Born in Jamaica, Sir Willard White made his stage debut at New York City Opera after completing his studies at the Juilliard School. Since then, he has appeared at renowned opera houses and concert halls in the U.S. and in Europe and at numerous festivals (Glyndebourne, Aix-en-Provence, Salzburg, Last Night of the Proms in London). His repertoire includes works by, among others, Monteverdi, Mozart, Mussorgsky, Wagner, Debussy and Gershwin. He has also made his mark in modern and contemporary music in compositions by Stravinsky, Bartók, Messiaen, Ligeti, Henze and Adams. The singer had great success with his concert programme An Evening with Willard White – a tribute to Paul Robeson, which he followed with Robeson Re-Explored. In 1995, the bass-baritone was made a “Commander of the British Empire” and was knighted by Queen Elizabeth II in 2004. Since 1991, Sir Willard has performed with the Berliner Philharmoniker on several occasions. He was most recently heard in the Philharmonie in June 2008 as the Wanderer in a concert performance of the first act of Wagner’s opera Siegfried, conducted by Sir Simon Rattle. He then accompanied the orchestra to Aix-en-Provence with the same role, and to the Salzburg Easter Festival in 2009, singing the role of Wotan in the staged production of the second Ring evening under the baton of Sir Simon.

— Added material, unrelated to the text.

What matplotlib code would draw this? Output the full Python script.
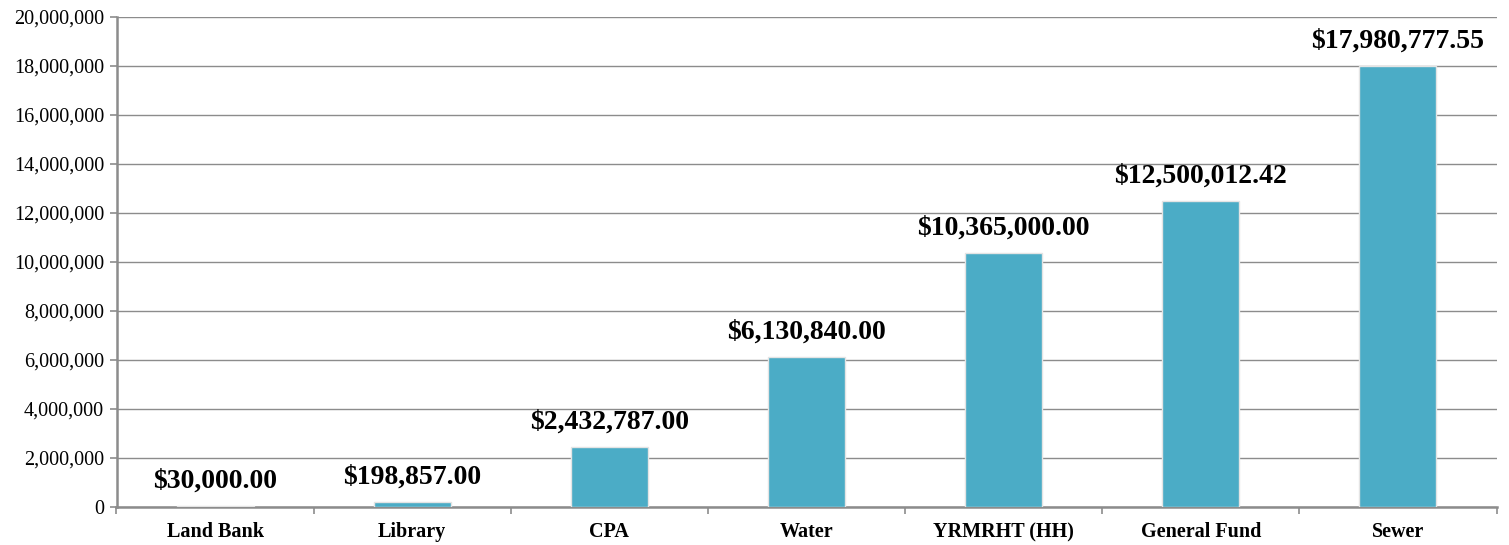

Cape Town Opera is a non profit-making organisation which provides its audiences with first-class performances and its company members with a variety of training and educational programmes. The Cape Town Opera Chorus takes part in the company’s main stage productions, and the 60 chorus members also continue to develop their skills through master classes and individual vocal and acting lessons. The core of the choir forms the Cape Town Opera Voice of the Nation Ensemble: 23 singers who also appear as soloists. Under the guidance of its choral conductor Albert Horne, the Cape Town Opera Chorus regularly performs throughout South Africa and has already appeared in European cities such as Paris, Munich, Oslo and Malmö. In a recent tour of the UK, the opera company appeared together with the Mandela Trilogy (Allan Stephenson, Mike Campbell and Péter Louis van Dijk) at the Millennium Centre in Cardiff, Wales, and performed Gershwin’s Porgy and Bess in several British cities. The ensemble also took part in a choral concert at the Sheldonian Theatre in Oxford. This was followed by a concert with Orchestra Victoria and the Australian National Academy of Music for the reopening of the Hamer Hall in the the Arts Centre Melbourne. With this concert, the Cape Town Opera Chorus make their debut with the Berliner Philharmoniker.